Ainsi la chambre sociale avait jugé qu’il n’était pas possible de muter le salarié dans des établissements n’existant pas au moment du contrat (14 octobre 2008[2]). La jurisprudence condamne également les clauses évolutives qui ne mentionnent pas directement que la mobilité s’appliquera sur l’ensemble du territoire national, telle la clause se bornant à permettre une mutation « en fonction des nécessités » de l’entreprise.
Avec cette décision, il semble que l’employeur pourra facilement contourner ces interdictions en prévoyant dès le début de la relation une clause portant sur l’ensemble du territoire national.
Enfin, cette décision semble faire peu de cas à l’atteinte à la vie personnelle et familiale du salarié, argument auquel la cour est pourtant sensible depuis quelques années.

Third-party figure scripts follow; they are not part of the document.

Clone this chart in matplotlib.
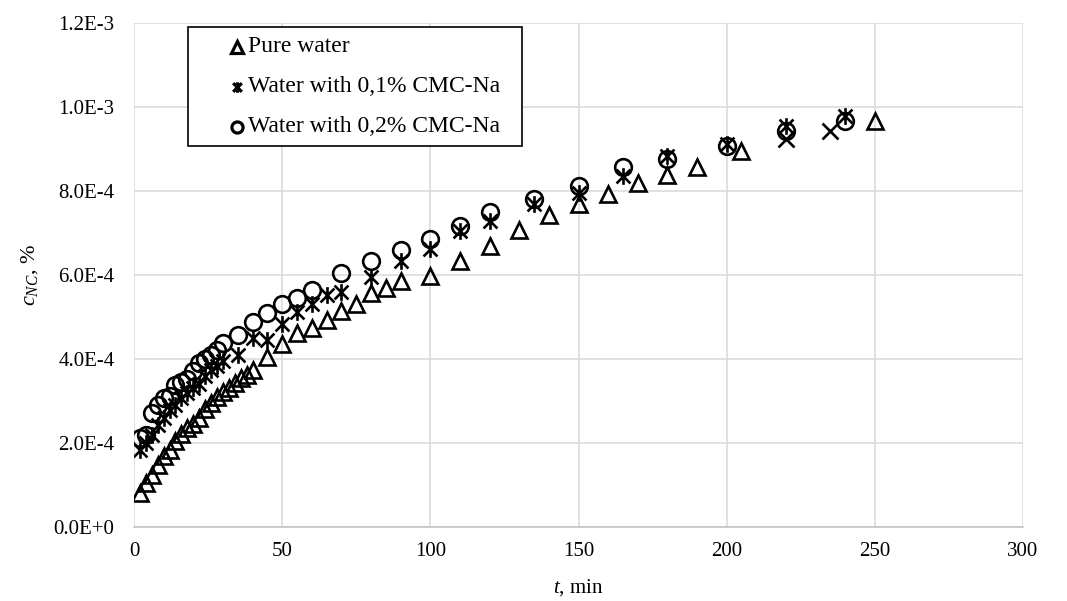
import numpy as np
import matplotlib
matplotlib.use("Agg")
import matplotlib.pyplot as plt
from matplotlib.path import Path
from matplotlib.lines import Line2D
from matplotlib.patches import Rectangle

plt.rcParams['font.family'] = ['Liberation Serif', 'DejaVu Serif']
plt.rcParams['mathtext.fontset'] = 'custom'
plt.rcParams['mathtext.rm'] = 'Liberation Serif'
plt.rcParams['mathtext.it'] = 'Liberation Serif:italic'

# pure water
t_pure = [2, 4, 6, 8, 10, 12, 14, 16, 18, 20, 22, 24, 26, 28, 30, 32, 34, 36, 38, 40,
          45, 50, 55, 60, 65, 70, 75, 80, 85, 90,
          100, 110, 120, 130, 140, 150, 160, 170, 180, 190, 205, 250]
c_pure = [0.80, 1.05, 1.25, 1.48, 1.68, 1.84, 2.04, 2.22, 2.36, 2.45,
          2.60, 2.80, 2.95, 3.10, 3.22, 3.32, 3.43, 3.55, 3.63, 3.73,
          4.05, 4.36, 4.62, 4.74, 4.94, 5.14, 5.32, 5.58, 5.69, 5.85,
          5.97, 6.34, 6.70, 7.08, 7.42, 7.70, 7.92, 8.18, 8.37, 8.58, 8.96, 9.66]

# water with 0,1% CMC-Na
t_cmc1 = [2, 4, 6, 8, 10, 12, 14, 16, 18, 20, 22, 24, 26, 28, 30,
          35, 40, 45, 50, 55, 60, 65, 70, 80, 90, 100, 110, 120,
          135, 150, 165, 180, 200, 220, 240]
c_cmc1 = [1.84, 2.00, 2.20, 2.43, 2.59, 2.79, 2.91, 3.07, 3.20, 3.30,
          3.40, 3.59, 3.75, 3.83, 3.95,
          4.10, 4.50, 4.46, 4.84, 5.12, 5.30, 5.53, 5.60, 5.96, 6.33, 6.62, 7.05, 7.29,
          7.70, 7.96, 8.36, 8.84, 9.12, 9.55, 9.79]

# extra points drawn as plain crosses
t_cross = [220, 235]
c_cross = [9.25, 9.42]

# water with 0,2% CMC-Na
t_cmc2 = [2, 4, 6, 8, 10, 12, 14, 16, 18, 20, 22, 24, 26, 28, 30,
          35, 40, 45, 50, 55, 60, 70, 80, 90, 100, 110, 120,
          135, 150, 165, 180, 200, 220, 240]
c_cmc2 = [2.12, 2.20, 2.72, 2.90, 3.07, 3.12, 3.38, 3.45, 3.52, 3.72,
          3.90, 4.00, 4.10, 4.22, 4.38,
          4.58, 4.88, 5.10, 5.30, 5.46, 5.64, 6.05, 6.33, 6.60, 6.85, 7.17, 7.51,
          7.80, 8.12, 8.56, 8.76, 9.08, 9.43, 9.67]

labels = ["Pure water", "Water with 0,1% CMC-Na", "Water with 0,2% CMC-Na"]
x_ticks = [0, 50, 100, 150, 200, 250, 300]
y_ticks = [0, 2e-4, 4e-4, 6e-4, 8e-4, 1e-3, 1.2e-3]
y_tick_labels = ["0.0E+0", "2.0E-4", "4.0E-4", "6.0E-4", "8.0E-4", "1.0E-3", "1.2E-3"]

scale = 1e-4
W, H = 1067, 601

# excel style star: a cross with a vertical bar
star = Path([(-1, -1), (1, 1), (-1, 1), (1, -1), (0, -1.2), (0, 1.2)],
            [Path.MOVETO, Path.LINETO, Path.MOVETO, Path.LINETO, Path.MOVETO, Path.LINETO])

fig = plt.figure(figsize=(W / 100, H / 100), dpi=100)
ax = fig.add_axes([134 / W, 1 - 527 / H, (1023 - 134) / W, (527 - 23) / H])

mk = dict(linestyle='none', markerfacecolor='none', markeredgecolor='black', markeredgewidth=1.9)
ax.plot(t_pure, np.array(c_pure) * scale, marker='^', markersize=12, **mk)
ax.plot(t_cmc1, np.array(c_cmc1) * scale, marker=star, markersize=12, **mk)
ax.plot(t_cross, np.array(c_cross) * scale, marker='x', markersize=11, **mk)
ax.plot(t_cmc2, np.array(c_cmc2) * scale, marker='o', markersize=12, **mk)

ax.set_xlim(0, 300)
ax.set_ylim(0, 1.2e-3)
ax.set_xticks(x_ticks)
ax.set_yticks(y_ticks)
ax.set_yticklabels(y_tick_labels)
ax.tick_params(length=0, labelsize=15, colors='black')
ax.tick_params(axis='x', pad=11)
ax.tick_params(axis='y', pad=14)
ax.grid(True, color='#d9d9d9', linewidth=1.1)
ax.set_axisbelow(True)
for s in ['top', 'right', 'left']:
    ax.spines[s].set_visible(False)
ax.spines['bottom'].set_color('#bfbfbf')
ax.spines['bottom'].set_linewidth(1.1)

ax.set_xlabel(r'$t$, min', fontsize=15)
ax.xaxis.set_label_coords(0.5, -(577 - 527) / (527 - 23), transform=ax.transAxes)
ax.set_ylabel(r'$c_{NC}$, %', fontsize=16)
ax.yaxis.set_label_coords(-(134 - 40) / (1023 - 134), 0.5, transform=ax.transAxes)

# legend box drawn in figure pixels
fig.add_artist(Rectangle((188 / W, 1 - 146 / H), (522 - 188) / W, (146 - 27) / H,
                         transform=fig.transFigure, facecolor='white', edgecolor='black',
                         linewidth=1.2, zorder=5))
leg_markers = ['^', star, 'o']
leg_sizes = [8, 7.5, 8]
for i, (lab, m, ms) in enumerate(zip(labels, leg_markers, leg_sizes)):
    yy = 1 - (47 + 40 * i) / H
    fig.add_artist(Line2D([237 / W], [yy], transform=fig.transFigure, marker=m, markersize=ms,
                          linestyle='none', markerfacecolor='none', markeredgecolor='black',
                          markeredgewidth=2.3, zorder=6))
    fig.text(248 / W, yy, lab, fontsize=17, va='center', ha='left', zorder=6)

fig.savefig("out.png", dpi=100)
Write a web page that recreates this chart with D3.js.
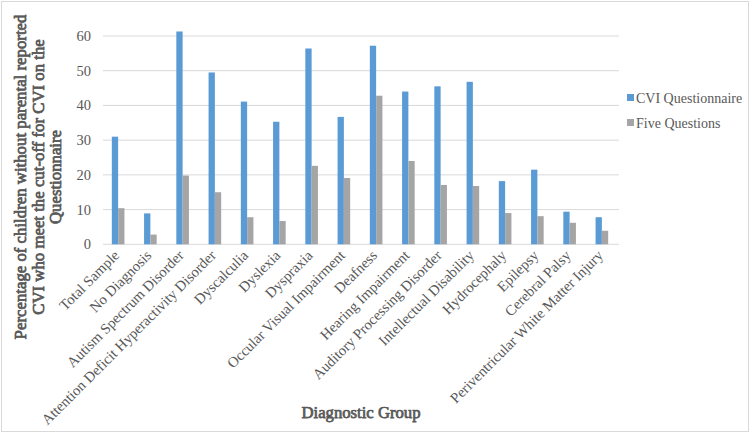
<!DOCTYPE html>
<html><head><meta charset="utf-8">
<script src="https://cdn.jsdelivr.net/npm/d3@7"></script>
<style>body{margin:0;background:#fff}svg{display:block}</style>
</head><body><svg id="c" width="750" height="433"></svg>
<script>
const categories = ["Total Sample","No Diagnosis","Autism Spectrum Disorder","Attention Deficit Hyperactivity Disorder","Dyscalculia","Dyslexia","Dyspraxia","Occular Visual Impairment","Deafness","Hearing Impairment","Auditory Processing Disorder","Intellectual Disability","Hydrocephaly","Epilepsy","Cerebral Palsy","Periventricular White Matter Injury"];
const cviQuestionnaire = [31.0,8.9,61.3,49.5,41.1,35.3,56.4,36.7,57.2,44.0,45.5,46.8,18.2,21.5,9.4,7.8];
const fiveQuestions = [10.4,2.8,19.8,15.0,7.8,6.7,22.6,19.1,42.8,24.0,17.1,16.8,9.0,8.1,6.2,3.9];
const seriesNames = ["CVI Questionnaire","Five Questions"];
const yTicks = [0,10,20,30,40,50,60];
const colors = ["#5b9bd5","#a5a5a5"];
const FONT = "'Liberation Serif', serif";

const svg = d3.select("#c");
svg.append("rect").attr("x",1.5).attr("y",1.5).attr("width",747).attr("height",430)
  .attr("fill","#fff").attr("stroke","#d9d9d9").attr("stroke-width",1);

const L=103, R=619, T=36, B=244.3;
const x = d3.scaleBand().domain(categories).range([L,R]);
const y = d3.scaleLinear().domain([0,60]).range([B,T]);

const g = svg.append("g");
g.selectAll("line.grid").data(yTicks).join("line")
  .attr("x1",L).attr("x2",R).attr("y1",d=>y(d)).attr("y2",d=>y(d))
  .attr("stroke","#d9d9d9").attr("stroke-width",1);

g.selectAll("text.ytick").data(yTicks).join("text")
  .attr("x",91).attr("y",d=>y(d)+5).attr("text-anchor","end")
  .attr("font-family",FONT).attr("font-size",14.5).attr("fill","#595959").text(d=>d);

const bw = 6.3;
const data = categories.map((c,i)=>({c,v:[cviQuestionnaire[i],fiveQuestions[i]]}));
data.forEach(d=>{
  const cx = x(d.c)+x.bandwidth()/2 - 1;
  d.v.forEach((v,j)=>{
    g.append("rect").attr("x",cx - bw + j*bw).attr("y",y(v)).attr("width",bw).attr("height",y(0)-y(v)).attr("fill",colors[j]);
  });
});

g.selectAll("text.xl").data(categories).join("text")
  .attr("transform",d=>`translate(${x(d)+x.bandwidth()/2+1},${B+12}) rotate(-45)`)
  .attr("text-anchor","end").attr("font-family",FONT).attr("font-size",14.7).attr("fill","#595959").text(d=>d);

function boldText(sel){
  return sel.attr("font-family",FONT).attr("font-weight",400).attr("fill","#595959")
    .attr("stroke","#595959").attr("stroke-width",0.75).attr("stroke-linejoin","round");
}
["Percentage of children without parental reported","CVI who meet the cut-off for CVI on the","Questionnaire"].forEach((t,i)=>{
  boldText(svg.append("text").attr("transform",`translate(${26+i*17.5},177) rotate(-90)`)
   .attr("text-anchor","middle").attr("font-size",16.8).text(t));
});
boldText(svg.append("text").attr("x",(L+R)/2).attr("y",418).attr("text-anchor","middle")
  .attr("font-size",16.7).text("Diagnostic Group"));

seriesNames.forEach((s,i)=>{
  const yy = 98 + i*25;
  svg.append("rect").attr("x",627).attr("y",yy-4).attr("width",7).attr("height",7).attr("fill",colors[i]);
  svg.append("text").attr("x",636).attr("y",yy+4.5).attr("font-family",FONT).attr("font-size",14).attr("fill","#595959").text(s);
});
</script></body></html>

Il reste possible que la solution ne soit susceptible de s’appliquer qu’au cas d’espèce, dans la mesure où les fonctions des salariés « coordinateurs opérations France » impliquaient par elles-mêmes une mobilité géographique à prévoir. Même si l’arrêt n’y fait pas référence, on peut tout de même considérer qu’il n’est pas possible d’exiger la même mobilité pour tous les employés, de l’agent de production au cadre supérieur. La Cour de cassation avait déjà estimé, le 7 juillet 2012 et le 10 avril 2013, que certaines fonctions étaient par nature itinérante et que les déplacements s’inscrivaient dans le cadre habituel des fonctions.